Klik x untuk menutup hasil pencarianCari di situs C3I
Pentingnya Suatu Kunjungan Pastoral
Pada beberapa gereja, pelayanan kunjungan pastoral sering kali tidak berkelanjutan meskipun sebenarnya banyak cara untuk mempertahankan keefektifannya.
Pada beberapa gereja, hanya kelompok-kelompok tertentu, seperti anggota-anggota baru yang menerima kunjungan pastoral. Gereja- gereja besar sering mengangkat pendeta, atau suatu tim pelayanan biasa, yang khusus untuk menangani kunjungan keluarga bagi semua anggota jemaat secara teratur. Apa pun cara yang Anda gunakan, ada beberapa gagasan khusus yang perlu diingat untuk menciptakan suatu pelayanan kunjungan pastoral yang mengena pada sasaran.

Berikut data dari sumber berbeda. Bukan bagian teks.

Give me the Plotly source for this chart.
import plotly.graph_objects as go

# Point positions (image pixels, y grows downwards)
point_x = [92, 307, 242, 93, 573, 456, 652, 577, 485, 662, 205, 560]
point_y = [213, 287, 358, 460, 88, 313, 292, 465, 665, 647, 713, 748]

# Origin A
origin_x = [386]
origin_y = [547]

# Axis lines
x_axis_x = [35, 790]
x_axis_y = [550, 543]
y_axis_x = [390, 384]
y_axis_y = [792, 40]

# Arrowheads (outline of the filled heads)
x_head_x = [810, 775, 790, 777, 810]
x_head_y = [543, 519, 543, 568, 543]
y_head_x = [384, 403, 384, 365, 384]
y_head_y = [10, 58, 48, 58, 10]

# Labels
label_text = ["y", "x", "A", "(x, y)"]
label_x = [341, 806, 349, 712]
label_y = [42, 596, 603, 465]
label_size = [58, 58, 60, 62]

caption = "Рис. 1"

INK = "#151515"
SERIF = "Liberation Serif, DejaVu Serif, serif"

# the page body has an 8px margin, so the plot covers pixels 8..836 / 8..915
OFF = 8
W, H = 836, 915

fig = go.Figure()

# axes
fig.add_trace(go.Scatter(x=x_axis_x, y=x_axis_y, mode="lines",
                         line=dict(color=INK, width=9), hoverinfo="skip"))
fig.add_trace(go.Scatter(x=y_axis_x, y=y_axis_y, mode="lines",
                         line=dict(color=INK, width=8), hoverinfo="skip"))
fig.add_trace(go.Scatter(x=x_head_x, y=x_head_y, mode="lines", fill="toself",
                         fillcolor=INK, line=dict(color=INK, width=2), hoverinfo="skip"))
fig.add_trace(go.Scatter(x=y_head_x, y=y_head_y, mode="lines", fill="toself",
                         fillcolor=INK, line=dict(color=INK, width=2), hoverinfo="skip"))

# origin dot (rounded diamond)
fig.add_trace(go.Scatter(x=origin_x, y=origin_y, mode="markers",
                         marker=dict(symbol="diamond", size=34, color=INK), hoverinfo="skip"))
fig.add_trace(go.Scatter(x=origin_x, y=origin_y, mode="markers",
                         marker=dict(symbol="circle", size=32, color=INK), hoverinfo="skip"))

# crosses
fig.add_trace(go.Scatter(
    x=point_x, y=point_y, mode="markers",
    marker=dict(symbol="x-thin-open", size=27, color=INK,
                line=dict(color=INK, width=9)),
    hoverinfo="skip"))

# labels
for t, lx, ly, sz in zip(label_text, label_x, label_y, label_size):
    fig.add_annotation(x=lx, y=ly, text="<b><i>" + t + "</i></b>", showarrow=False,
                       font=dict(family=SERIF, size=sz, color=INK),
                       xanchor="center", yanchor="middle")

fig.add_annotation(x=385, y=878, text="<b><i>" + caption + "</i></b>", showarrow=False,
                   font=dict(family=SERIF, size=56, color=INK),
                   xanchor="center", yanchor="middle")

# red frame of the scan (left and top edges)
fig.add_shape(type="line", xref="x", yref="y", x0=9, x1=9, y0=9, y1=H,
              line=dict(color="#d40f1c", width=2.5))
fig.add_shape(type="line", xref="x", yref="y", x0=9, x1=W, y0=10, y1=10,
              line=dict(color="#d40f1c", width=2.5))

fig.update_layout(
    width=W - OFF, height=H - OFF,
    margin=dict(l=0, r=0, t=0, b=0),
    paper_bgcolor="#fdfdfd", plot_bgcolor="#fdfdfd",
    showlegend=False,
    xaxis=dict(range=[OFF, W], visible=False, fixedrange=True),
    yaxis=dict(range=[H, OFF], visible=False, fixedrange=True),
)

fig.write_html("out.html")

Kunjungan pastoral keluarga telah menjadi suatu pelayanan yang mulia. Dalam banyak hal, bentuk pelayanan ini tidak berkembang. Seseorang membayangkan sebagai sosok hamba Tuhan yang ramah, berambut gelap, dengan Alkitab terdekap erat di dada, sedang mengetuk rumah seorang warga yang setia. Sapaannya yang lembut disambut oleh wajah seorang ibu yang tengah menggendong bayi pada lengan yang satu, dan lengan yang lain merangkul penuh sayang bocah tiga tahunan yang menggayuti kakinya. "Oh Pak Pendeta, senang sekali Anda berkunjung! Silakan masuk; saya baru saja mengangkat kue dari oven. Pasti Anda suka mencicipinya." Ketika baru lulus dari seminari, gambaran semacam ini melintas di kepala saya saat saya mengetuk pintu salah satu keluarga anggota gereja kami.

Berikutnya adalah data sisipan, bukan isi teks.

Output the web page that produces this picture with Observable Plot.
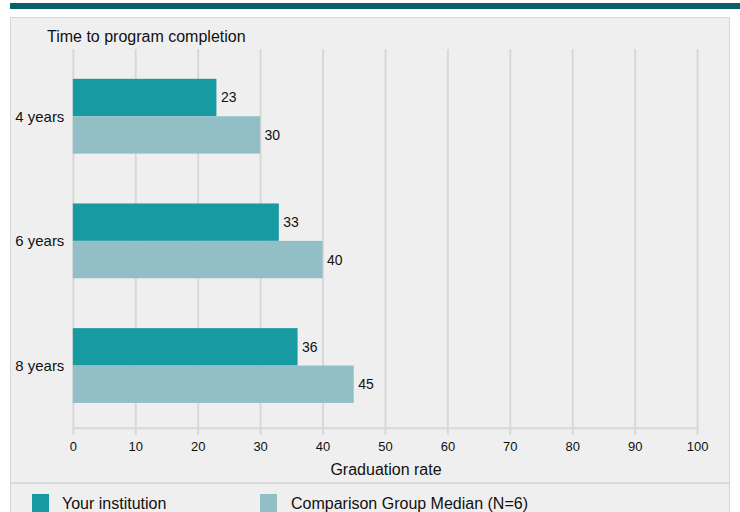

Sesungguhnya, kunjungan pastoral biasa, yang ditandai dengan percakapan santai dan mungkin suatu doa penutup, merupakan gejala yang mulai menghilang. Baik hamba Tuhan maupun jemaat sama-sama sibuk dewasa ini. Dalam banyak hal, berkurangnya kunjungan pastoral justru dianggap menggembirakan. Kerap kali kunjungan dilakukan tanpa rasa kewajiban. Kebanyakan yang berlangsung hanya sendau gurau ringan yang dirasa cukup bila kedua pihak, yang berkunjung dan yang dikunjungi, merasa "enak". Percakapan tidak berkembang lebih mendalam lagi.

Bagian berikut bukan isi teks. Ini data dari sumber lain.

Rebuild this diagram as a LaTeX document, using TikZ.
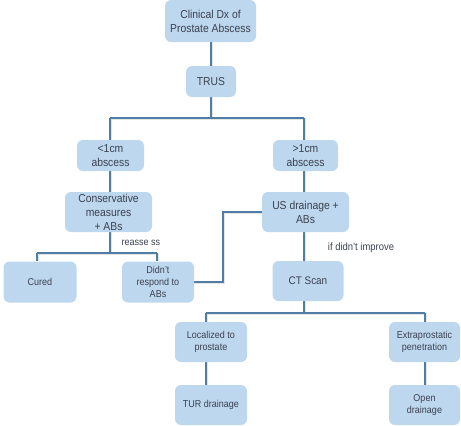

Tapi bagaimanapun kunjungan pastoral tradisional masih memberikan pelayanan. Adanya pelayanan keluarga itu semata-mata untuk menunjukkan, bahwa gereja menaruh perhatian-perhatian secukupnya untuk meluangkan waktu dan berkunjung ke rumah. Bagi orang jompo dan orang sakit khususnya, pelayanan kunjungan ini sangatlah berarti. Kunjungan itu memperlihatkan bahwa mereka berharga. Mereka tetap terhitung meskipun tidak dapat hadir dalam kebaktian atau kegiatan jemaat lainnya. Kunjungan pastoral sering menjadi sarana bagi anggota jemaat untuk mengungkapkan ketakutan, sukacita, dan masalah mereka, baik yang bersifat pribadi maupun rohani. Meskipun bukan suatu konseling formal, kunjungan tersebut sering memberikan nasihat yang membantu.
Kehidupan keluarga saat ini tentu saja berbeda dengan keadaan 25 tahun lalu. Baik pria maupun wanita banyak yang bekerja di luar rumah. Keluarga pecah oleh perceraian, dan sering ingin diperbaiki, entah akhirnya menjadi lebih baik atau lebih buruk, dengan menikah lagi. Anak-anak hidup dengan orangtua tunggal atau orangtua tiri. Bahkan yang dinamakan keluarga inti pun jarang di rumah bersama- sama. Kegiatan yang banyak dan beragam membuat tiap anggota keluarga sibuk oleh urusan mereka sendiri.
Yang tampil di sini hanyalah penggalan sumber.